The request:
Write every line of the material out exactly as shown.

┄┄┄┄┄┄

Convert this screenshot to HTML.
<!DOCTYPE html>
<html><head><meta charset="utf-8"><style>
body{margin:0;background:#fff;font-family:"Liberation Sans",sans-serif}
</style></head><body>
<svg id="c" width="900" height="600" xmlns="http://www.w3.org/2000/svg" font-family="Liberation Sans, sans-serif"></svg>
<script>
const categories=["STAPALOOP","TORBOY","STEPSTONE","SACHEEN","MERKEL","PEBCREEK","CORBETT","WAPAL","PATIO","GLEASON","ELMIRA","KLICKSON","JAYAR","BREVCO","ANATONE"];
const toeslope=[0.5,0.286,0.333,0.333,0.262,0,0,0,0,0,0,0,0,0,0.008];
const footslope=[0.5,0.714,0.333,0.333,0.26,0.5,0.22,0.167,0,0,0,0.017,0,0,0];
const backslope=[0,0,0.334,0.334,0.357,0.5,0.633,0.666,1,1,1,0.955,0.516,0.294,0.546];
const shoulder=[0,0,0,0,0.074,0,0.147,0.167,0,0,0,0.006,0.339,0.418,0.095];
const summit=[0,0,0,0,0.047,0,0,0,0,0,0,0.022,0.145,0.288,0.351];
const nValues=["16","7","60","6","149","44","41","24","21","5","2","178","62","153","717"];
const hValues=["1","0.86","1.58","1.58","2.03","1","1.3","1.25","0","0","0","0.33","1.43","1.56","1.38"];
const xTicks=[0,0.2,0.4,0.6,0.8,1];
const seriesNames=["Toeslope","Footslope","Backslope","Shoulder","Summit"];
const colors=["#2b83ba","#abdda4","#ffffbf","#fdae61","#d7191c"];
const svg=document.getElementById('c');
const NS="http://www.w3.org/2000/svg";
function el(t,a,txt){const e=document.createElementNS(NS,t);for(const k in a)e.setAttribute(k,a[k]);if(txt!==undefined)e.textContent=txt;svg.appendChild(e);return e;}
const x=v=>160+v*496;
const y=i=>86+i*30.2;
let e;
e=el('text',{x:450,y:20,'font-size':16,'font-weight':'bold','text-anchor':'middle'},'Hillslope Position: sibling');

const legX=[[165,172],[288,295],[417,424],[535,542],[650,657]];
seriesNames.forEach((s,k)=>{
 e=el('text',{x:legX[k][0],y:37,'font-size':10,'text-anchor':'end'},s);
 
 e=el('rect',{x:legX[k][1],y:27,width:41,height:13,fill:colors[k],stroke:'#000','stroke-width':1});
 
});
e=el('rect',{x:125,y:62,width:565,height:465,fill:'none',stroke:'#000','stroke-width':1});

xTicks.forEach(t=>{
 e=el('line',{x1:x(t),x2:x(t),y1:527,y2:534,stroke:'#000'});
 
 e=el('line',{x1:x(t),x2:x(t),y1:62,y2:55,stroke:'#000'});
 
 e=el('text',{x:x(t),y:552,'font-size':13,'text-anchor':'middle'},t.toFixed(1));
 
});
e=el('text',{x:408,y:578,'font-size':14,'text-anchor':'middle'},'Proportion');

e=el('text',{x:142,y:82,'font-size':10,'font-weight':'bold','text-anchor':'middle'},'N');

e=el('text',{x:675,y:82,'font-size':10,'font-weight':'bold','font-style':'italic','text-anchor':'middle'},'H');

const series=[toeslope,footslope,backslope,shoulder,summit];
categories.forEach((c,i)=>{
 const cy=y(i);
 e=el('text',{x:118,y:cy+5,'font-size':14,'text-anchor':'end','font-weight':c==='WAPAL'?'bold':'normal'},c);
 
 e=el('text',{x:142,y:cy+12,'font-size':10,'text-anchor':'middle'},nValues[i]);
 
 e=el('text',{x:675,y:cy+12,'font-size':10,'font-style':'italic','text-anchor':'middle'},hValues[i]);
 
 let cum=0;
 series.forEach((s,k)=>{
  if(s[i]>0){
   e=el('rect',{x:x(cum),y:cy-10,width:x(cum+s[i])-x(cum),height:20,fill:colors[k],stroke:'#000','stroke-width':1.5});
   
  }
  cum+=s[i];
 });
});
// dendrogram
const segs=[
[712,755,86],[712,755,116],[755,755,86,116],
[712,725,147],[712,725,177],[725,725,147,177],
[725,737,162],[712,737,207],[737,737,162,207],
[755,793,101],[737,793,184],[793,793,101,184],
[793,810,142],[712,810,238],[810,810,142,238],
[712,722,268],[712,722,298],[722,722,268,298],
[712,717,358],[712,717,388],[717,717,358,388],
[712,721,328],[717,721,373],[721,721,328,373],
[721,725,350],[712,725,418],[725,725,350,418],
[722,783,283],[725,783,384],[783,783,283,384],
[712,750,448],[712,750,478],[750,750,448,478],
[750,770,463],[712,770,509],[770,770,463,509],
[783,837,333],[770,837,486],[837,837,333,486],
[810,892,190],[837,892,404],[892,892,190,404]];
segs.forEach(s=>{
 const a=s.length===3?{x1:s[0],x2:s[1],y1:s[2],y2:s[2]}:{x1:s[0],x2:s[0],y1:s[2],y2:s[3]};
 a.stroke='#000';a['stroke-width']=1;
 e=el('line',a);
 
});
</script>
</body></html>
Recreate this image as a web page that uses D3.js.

┄┄┄┄┄┄

Full solution:
Convert this screenshot to HTML.
<!DOCTYPE html>
<html><head><meta charset="utf-8"><style>
body{margin:0;background:#fff;font-family:"Liberation Sans",sans-serif}
</style></head><body>
<svg id="c" width="900" height="600" xmlns="http://www.w3.org/2000/svg" font-family="Liberation Sans, sans-serif"></svg>
<script>
const categories=["STAPALOOP","TORBOY","STEPSTONE","SACHEEN","MERKEL","PEBCREEK","CORBETT","WAPAL","PATIO","GLEASON","ELMIRA","KLICKSON","JAYAR","BREVCO","ANATONE"];
const toeslope=[0.5,0.286,0.333,0.333,0.262,0,0,0,0,0,0,0,0,0,0.008];
const footslope=[0.5,0.714,0.333,0.333,0.26,0.5,0.22,0.167,0,0,0,0.017,0,0,0];
const backslope=[0,0,0.334,0.334,0.357,0.5,0.633,0.666,1,1,1,0.955,0.516,0.294,0.546];
const shoulder=[0,0,0,0,0.074,0,0.147,0.167,0,0,0,0.006,0.339,0.418,0.095];
const summit=[0,0,0,0,0.047,0,0,0,0,0,0,0.022,0.145,0.288,0.351];
const nValues=["16","7","60","6","149","44","41","24","21","5","2","178","62","153","717"];
const hValues=["1","0.86","1.58","1.58","2.03","1","1.3","1.25","0","0","0","0.33","1.43","1.56","1.38"];
const xTicks=[0,0.2,0.4,0.6,0.8,1];
const seriesNames=["Toeslope","Footslope","Backslope","Shoulder","Summit"];
const colors=["#2b83ba","#abdda4","#ffffbf","#fdae61","#d7191c"];
const svg=document.getElementById('c');
const NS="http://www.w3.org/2000/svg";
function el(t,a,txt){const e=document.createElementNS(NS,t);for(const k in a)e.setAttribute(k,a[k]);if(txt!==undefined)e.textContent=txt;svg.appendChild(e);return e;}
const x=v=>160+v*496;
const y=i=>86+i*30.2;
let e;
e=el('text',{x:450,y:20,'font-size':16,'font-weight':'bold','text-anchor':'middle'},'Hillslope Position: sibling');

const legX=[[165,172],[288,295],[417,424],[535,542],[650,657]];
seriesNames.forEach((s,k)=>{
 e=el('text',{x:legX[k][0],y:37,'font-size':10,'text-anchor':'end'},s);
 
 e=el('rect',{x:legX[k][1],y:27,width:41,height:13,fill:colors[k],stroke:'#000','stroke-width':1});
 
});
e=el('rect',{x:125,y:62,width:565,height:465,fill:'none',stroke:'#000','stroke-width':1});

xTicks.forEach(t=>{
 e=el('line',{x1:x(t),x2:x(t),y1:527,y2:534,stroke:'#000'});
 
 e=el('line',{x1:x(t),x2:x(t),y1:62,y2:55,stroke:'#000'});
 
 e=el('text',{x:x(t),y:552,'font-size':13,'text-anchor':'middle'},t.toFixed(1));
 
});
e=el('text',{x:408,y:578,'font-size':14,'text-anchor':'middle'},'Proportion');

e=el('text',{x:142,y:82,'font-size':10,'font-weight':'bold','text-anchor':'middle'},'N');

e=el('text',{x:675,y:82,'font-size':10,'font-weight':'bold','font-style':'italic','text-anchor':'middle'},'H');

const series=[toeslope,footslope,backslope,shoulder,summit];
categories.forEach((c,i)=>{
 const cy=y(i);
 e=el('text',{x:118,y:cy+5,'font-size':14,'text-anchor':'end','font-weight':c==='WAPAL'?'bold':'normal'},c);
 
 e=el('text',{x:142,y:cy+12,'font-size':10,'text-anchor':'middle'},nValues[i]);
 
 e=el('text',{x:675,y:cy+12,'font-size':10,'font-style':'italic','text-anchor':'middle'},hValues[i]);
 
 let cum=0;
 series.forEach((s,k)=>{
  if(s[i]>0){
   e=el('rect',{x:x(cum),y:cy-10,width:x(cum+s[i])-x(cum),height:20,fill:colors[k],stroke:'#000','stroke-width':1.5});
   
  }
  cum+=s[i];
 });
});
// dendrogram
const segs=[
[712,755,86],[712,755,116],[755,755,86,116],
[712,725,147],[712,725,177],[725,725,147,177],
[725,737,162],[712,737,207],[737,737,162,207],
[755,793,101],[737,793,184],[793,793,101,184],
[793,810,142],[712,810,238],[810,810,142,238],
[712,722,268],[712,722,298],[722,722,268,298],
[712,717,358],[712,717,388],[717,717,358,388],
[712,721,328],[717,721,373],[721,721,328,373],
[721,725,350],[712,725,418],[725,725,350,418],
[722,783,283],[725,783,384],[783,783,283,384],
[712,750,448],[712,750,478],[750,750,448,478],
[750,770,463],[712,770,509],[770,770,463,509],
[783,837,333],[770,837,486],[837,837,333,486],
[810,892,190],[837,892,404],[892,892,190,404]];
segs.forEach(s=>{
 const a=s.length===3?{x1:s[0],x2:s[1],y1:s[2],y2:s[2]}:{x1:s[0],x2:s[0],y1:s[2],y2:s[3]};
 a.stroke='#000';a['stroke-width']=1;
 e=el('line',a);
 
});
</script>
</body></html>
Recreate this image as a web page that uses D3.js.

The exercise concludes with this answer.